Friday, March 2, 2012

Its hard to Relate: Black Social Stereotypes

Its hard to Relate: Black Social Stereotypes

Michael Omi in his writing, “In Living Color: Race and American Culture,” talks about racism in society, but he also speaks of how society supports it. He tells that the issue of race is not confined to popular culture, but the symbols that the social life creates. This means that the problem is not the race of the person, and the problem is not the people that are onlookers to the media. The problem is the few that make the spectacle of that race to start certain views about that race and the evils they commit. An example of this is seen back during the times when prohibition kicks in and the slaves are being freed. The white members of the Ku Klux Klan go around and start burning crosses in the yards of black folks and begin lynching them in claims that they raped their white daughters. The black men had done nothing wrong, but where killed and they did not receive justice because the white men made a claim against them that was not questioned because of the effects of discrimination. This is seen in the book, “To Kill a Mockingbird,” by Harper Lee. Tom Robinson, who happened to be a black field help in the town, was accused of rape by Bob Ewell of his teenage daughter. No Lynching had occurred, but a “fair trial” had taken place where the man was tried. The end result of this trial though was in the favor of Bob Ewell. The attorney, Atticus Finch, had proved that it could not have and that Tom Robinson did not rape and injure Bob Ewell’s daughter and give her the bruises she wore, and that it was her father that did it. The people though, still with post slavery and discrimination lying heavily in their hands, they felt that he was guilty still, and if not that they thought he was guilty, then that convicting him guilty was the right thing to do anyway. This being only a book, but it shows the true feelings of the white southerners at this time.

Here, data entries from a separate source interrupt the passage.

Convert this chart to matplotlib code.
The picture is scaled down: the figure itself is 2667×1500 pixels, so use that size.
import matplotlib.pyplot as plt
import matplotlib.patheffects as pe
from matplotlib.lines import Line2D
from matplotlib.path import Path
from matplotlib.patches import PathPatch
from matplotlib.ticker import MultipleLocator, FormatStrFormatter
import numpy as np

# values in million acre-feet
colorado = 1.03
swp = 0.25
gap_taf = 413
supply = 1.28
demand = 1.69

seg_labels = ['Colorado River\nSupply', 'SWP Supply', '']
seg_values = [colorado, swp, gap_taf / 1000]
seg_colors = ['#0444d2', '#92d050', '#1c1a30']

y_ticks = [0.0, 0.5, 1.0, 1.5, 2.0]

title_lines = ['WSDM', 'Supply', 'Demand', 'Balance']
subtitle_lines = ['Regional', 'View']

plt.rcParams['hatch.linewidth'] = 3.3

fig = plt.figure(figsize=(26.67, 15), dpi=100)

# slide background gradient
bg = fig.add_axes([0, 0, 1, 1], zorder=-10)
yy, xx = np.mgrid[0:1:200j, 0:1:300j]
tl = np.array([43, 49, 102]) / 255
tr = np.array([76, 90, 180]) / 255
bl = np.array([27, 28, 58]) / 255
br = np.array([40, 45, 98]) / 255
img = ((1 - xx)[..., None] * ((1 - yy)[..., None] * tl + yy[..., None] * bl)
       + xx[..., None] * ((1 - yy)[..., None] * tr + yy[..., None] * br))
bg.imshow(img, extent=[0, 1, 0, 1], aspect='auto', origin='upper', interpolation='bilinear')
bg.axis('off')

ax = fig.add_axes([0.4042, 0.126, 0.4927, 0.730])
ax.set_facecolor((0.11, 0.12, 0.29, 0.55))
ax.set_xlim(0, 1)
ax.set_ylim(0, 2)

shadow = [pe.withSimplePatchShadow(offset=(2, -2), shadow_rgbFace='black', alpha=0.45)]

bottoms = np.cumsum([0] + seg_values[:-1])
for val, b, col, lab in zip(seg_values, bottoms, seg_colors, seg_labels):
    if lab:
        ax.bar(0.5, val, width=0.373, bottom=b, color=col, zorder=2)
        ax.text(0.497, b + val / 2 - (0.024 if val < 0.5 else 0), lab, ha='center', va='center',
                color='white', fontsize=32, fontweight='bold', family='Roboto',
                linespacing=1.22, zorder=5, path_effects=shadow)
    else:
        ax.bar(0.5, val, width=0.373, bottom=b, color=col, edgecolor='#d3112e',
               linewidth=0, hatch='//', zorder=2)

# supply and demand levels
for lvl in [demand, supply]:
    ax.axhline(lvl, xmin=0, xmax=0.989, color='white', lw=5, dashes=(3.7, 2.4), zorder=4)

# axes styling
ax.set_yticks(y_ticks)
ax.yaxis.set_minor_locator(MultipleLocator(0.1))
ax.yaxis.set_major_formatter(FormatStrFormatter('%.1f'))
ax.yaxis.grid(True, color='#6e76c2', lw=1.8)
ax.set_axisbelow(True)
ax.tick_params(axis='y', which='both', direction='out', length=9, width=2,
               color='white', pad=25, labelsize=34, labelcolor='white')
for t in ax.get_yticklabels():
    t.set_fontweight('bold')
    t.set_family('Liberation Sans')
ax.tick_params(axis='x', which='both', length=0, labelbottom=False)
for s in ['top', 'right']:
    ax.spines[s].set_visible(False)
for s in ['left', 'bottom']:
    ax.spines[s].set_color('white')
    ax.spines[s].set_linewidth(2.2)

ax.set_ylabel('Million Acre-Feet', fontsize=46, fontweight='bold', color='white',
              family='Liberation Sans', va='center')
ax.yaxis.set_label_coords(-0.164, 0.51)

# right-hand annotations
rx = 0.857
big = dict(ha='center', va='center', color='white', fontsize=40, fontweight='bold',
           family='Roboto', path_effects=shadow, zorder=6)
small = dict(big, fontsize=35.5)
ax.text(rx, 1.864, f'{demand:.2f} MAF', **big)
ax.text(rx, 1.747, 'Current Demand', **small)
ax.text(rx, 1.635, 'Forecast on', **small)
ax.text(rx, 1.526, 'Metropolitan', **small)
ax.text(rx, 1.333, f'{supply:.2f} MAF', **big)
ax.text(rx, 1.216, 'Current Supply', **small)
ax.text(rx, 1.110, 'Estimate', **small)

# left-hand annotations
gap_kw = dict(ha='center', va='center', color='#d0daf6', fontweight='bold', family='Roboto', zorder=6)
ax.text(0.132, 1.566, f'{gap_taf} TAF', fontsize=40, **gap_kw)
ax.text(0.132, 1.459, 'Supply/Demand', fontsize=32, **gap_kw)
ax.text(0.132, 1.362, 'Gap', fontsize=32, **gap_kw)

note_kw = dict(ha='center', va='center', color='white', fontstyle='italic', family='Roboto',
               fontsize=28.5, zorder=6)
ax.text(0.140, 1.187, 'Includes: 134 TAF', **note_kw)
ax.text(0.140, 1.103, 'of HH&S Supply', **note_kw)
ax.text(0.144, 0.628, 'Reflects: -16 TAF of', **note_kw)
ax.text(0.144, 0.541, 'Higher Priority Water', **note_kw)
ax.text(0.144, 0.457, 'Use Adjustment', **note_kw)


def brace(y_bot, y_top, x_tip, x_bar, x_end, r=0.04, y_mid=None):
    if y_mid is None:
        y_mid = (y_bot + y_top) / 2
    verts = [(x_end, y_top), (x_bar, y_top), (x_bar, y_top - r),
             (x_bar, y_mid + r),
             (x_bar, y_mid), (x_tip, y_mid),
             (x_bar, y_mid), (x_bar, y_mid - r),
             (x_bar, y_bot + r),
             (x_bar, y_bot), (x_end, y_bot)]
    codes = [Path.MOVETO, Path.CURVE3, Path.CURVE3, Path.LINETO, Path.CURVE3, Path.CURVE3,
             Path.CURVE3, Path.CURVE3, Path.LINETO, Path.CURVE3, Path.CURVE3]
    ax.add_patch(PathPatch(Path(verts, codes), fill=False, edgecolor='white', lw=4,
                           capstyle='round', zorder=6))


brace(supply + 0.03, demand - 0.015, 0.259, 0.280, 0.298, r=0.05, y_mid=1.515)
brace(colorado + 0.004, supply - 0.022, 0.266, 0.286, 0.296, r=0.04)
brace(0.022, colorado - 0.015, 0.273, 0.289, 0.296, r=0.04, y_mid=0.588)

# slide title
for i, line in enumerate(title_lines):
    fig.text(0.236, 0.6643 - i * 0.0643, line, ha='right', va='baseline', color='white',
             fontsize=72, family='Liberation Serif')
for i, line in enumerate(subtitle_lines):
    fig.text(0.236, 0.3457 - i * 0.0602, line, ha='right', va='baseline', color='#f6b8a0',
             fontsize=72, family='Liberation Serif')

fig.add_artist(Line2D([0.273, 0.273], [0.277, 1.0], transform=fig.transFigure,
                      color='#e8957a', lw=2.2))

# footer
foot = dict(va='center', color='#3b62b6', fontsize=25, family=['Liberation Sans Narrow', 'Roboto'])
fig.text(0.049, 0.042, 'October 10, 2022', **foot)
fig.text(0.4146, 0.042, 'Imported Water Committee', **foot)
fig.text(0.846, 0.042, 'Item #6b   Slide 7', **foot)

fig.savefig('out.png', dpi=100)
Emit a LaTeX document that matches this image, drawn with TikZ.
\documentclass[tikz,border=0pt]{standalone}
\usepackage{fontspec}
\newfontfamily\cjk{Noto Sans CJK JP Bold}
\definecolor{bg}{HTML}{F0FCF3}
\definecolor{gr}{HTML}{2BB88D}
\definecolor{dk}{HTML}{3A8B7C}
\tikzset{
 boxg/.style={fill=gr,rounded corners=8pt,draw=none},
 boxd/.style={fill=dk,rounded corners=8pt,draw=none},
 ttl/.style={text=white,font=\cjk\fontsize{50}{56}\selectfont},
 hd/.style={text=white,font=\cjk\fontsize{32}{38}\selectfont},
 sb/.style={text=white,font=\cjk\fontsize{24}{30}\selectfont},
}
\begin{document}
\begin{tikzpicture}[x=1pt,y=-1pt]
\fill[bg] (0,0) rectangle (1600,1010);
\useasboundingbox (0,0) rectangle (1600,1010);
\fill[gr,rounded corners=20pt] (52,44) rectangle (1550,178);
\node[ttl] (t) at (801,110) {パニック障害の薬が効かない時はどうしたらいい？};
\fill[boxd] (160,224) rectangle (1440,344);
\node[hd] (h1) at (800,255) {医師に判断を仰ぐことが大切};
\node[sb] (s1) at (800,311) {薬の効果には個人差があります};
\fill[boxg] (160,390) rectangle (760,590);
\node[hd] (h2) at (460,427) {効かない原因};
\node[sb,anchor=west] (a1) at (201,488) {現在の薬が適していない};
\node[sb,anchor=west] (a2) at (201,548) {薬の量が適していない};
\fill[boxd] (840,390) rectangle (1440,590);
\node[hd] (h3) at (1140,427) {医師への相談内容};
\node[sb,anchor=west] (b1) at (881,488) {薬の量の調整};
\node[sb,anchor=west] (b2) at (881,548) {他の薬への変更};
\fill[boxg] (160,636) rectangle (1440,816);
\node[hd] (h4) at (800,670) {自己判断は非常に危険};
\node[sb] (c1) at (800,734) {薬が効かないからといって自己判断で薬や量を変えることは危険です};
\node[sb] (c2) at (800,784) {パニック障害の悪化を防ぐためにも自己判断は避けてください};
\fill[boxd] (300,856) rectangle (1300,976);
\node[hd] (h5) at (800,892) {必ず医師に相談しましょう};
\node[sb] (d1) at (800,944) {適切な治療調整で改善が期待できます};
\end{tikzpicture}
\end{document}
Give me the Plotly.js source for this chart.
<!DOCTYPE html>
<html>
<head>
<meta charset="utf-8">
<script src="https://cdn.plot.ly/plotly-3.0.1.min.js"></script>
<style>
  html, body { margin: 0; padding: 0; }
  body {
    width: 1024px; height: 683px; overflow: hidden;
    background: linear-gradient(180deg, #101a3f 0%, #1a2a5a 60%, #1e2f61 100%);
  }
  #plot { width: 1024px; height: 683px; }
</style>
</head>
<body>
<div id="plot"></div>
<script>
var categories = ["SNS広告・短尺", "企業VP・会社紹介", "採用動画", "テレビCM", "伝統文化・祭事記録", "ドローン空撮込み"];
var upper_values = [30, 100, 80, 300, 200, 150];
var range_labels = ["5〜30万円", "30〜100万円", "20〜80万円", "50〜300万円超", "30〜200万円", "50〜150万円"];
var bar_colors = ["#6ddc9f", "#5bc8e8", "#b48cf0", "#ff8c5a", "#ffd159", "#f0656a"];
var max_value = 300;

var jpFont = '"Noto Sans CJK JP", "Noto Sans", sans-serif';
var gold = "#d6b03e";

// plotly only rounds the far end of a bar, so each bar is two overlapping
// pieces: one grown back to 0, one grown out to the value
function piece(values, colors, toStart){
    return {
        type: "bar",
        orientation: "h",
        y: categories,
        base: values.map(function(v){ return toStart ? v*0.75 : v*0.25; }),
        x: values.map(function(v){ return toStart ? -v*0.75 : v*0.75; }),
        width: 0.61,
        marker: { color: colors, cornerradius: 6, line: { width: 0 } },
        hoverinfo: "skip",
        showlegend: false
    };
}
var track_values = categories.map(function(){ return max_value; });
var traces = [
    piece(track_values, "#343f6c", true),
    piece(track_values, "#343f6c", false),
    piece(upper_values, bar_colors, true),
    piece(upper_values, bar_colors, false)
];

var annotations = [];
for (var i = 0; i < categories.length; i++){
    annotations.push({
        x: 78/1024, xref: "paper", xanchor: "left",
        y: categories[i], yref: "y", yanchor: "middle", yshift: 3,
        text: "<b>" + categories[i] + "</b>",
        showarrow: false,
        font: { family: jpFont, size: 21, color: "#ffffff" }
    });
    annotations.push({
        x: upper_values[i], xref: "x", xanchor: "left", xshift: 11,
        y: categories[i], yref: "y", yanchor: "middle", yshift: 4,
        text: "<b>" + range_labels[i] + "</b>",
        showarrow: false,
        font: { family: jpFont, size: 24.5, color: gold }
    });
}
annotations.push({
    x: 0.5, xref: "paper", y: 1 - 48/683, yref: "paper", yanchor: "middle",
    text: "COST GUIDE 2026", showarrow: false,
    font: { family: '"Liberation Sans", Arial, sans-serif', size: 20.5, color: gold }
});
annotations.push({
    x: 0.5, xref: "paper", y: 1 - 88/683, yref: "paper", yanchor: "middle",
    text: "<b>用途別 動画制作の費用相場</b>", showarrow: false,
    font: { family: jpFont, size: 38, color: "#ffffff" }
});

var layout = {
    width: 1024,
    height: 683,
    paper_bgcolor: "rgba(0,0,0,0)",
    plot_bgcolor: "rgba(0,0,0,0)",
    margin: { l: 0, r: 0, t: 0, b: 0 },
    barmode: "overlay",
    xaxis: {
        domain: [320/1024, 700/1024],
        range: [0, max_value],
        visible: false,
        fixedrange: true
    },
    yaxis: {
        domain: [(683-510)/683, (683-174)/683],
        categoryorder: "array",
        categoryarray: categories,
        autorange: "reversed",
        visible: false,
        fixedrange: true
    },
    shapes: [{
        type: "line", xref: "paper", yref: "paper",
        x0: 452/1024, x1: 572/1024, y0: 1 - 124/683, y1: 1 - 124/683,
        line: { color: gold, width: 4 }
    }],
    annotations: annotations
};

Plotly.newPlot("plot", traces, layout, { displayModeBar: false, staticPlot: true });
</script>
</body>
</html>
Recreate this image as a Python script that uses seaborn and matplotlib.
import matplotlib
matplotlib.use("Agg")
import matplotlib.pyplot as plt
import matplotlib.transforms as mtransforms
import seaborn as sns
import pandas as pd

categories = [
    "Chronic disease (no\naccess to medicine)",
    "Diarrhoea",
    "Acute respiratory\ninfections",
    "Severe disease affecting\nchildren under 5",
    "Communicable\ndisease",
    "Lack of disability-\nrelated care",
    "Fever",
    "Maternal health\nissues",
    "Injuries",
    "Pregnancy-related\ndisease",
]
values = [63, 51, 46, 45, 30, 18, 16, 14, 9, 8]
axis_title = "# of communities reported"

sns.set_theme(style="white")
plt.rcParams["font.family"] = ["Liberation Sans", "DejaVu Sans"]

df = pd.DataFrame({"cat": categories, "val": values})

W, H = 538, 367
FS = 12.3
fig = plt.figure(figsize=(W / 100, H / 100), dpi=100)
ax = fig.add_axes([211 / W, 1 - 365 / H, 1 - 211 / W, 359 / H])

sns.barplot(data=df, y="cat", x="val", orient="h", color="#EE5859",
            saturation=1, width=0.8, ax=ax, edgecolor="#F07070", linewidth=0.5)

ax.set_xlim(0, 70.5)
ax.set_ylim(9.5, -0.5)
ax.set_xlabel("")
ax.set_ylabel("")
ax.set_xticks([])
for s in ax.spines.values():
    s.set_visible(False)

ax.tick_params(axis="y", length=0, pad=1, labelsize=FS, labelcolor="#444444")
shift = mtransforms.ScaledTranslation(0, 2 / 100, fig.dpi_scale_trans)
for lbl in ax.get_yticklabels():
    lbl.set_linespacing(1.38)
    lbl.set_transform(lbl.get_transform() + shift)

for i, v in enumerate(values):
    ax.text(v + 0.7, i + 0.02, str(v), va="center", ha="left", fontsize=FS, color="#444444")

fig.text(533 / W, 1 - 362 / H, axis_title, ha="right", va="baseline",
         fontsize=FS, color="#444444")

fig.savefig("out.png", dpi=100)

If not the book then, the movie “A Time To Kill,” shows more of the societal injustices that whites showed to blacks and still do today in one way or another. The aspect though is that “we utilize race to provide clues about who a person is and how we should relate to him or her. In the movie, a little girl black girl named Tanya was brutally raped and beaten by a couple of white southern men, and when they were going to court for their jail sentencing, Tanya’s father shot the two men to death. This put the man, Carl Lee Hailey on trial for the murder of two white men. The first job of the lawyer for the accusers was to remove all black males from the selection for jurors which he did. Without a black man in the juror box, there was nobody that he could relate to. With only white jurors making the judgments, Hailey’s lawyer had to try to relate the white jury to his black defendant, so he attempted this by telling the story of Tanya’s rape and assault. Without saying any names, the jury still knew it was Hailey’s daughter so insinuations of course were that she was black. But at the end of the gruesome story, he told the jury to imagine she was white. This put the jury in the black defendants shoes, it made them realize the pain that the man sitting before them had to feel and by thinking that the girl was white, they thought about their own families and children and finally could relate to the terrible grief and fury that put the man in front of them in such a situation. 

In Omi’s writing, he also talks about the stereotype of the black best friend. In a television show or movie with the black best friend, it seems that the majority of the attention is on the white friend and the black best friend is more for support. The black best friend is there to help the main character out of binds, to back him up, but it never seems that the black best friends has any problems of his own and does not ask for anything in return. This is very strong in the Television series, “Blue Mountain State,” where the main character, Thad Castle, gets in all sorts of shenanigans, from good to bad, and in the end, he needs help to fix a problem. The first person that always has his back is his black best friend, Larry, who does everything that he can to help out in the situation, but he himself never has a problem that he personally needs help with. Larry though, when he helps, at times makes Thad appear less intelligent and claims so of the courage. So although Larry himself asks for nothing in return for his help, he claims his own victory and feeling of achievement from providing assistance. The other main character, Alex Moran, is best friends with a white guy named Sammy, but both of them have problems that both help solve, and at the times of assistance, neither underscores the others intelligence or their courage. This myth is to show that black friends are submissive and will do anything that they are needed to help do, such as they had once done back during slavery. His act of racial equality in movies by trying to integrate the cast, if written in a certain way, contains an underlying form of discrimination. If you look hard enough, you will inevitably find discrimination of race in articles of todays culture, but that is because race is the views of people and that is what pop culture is.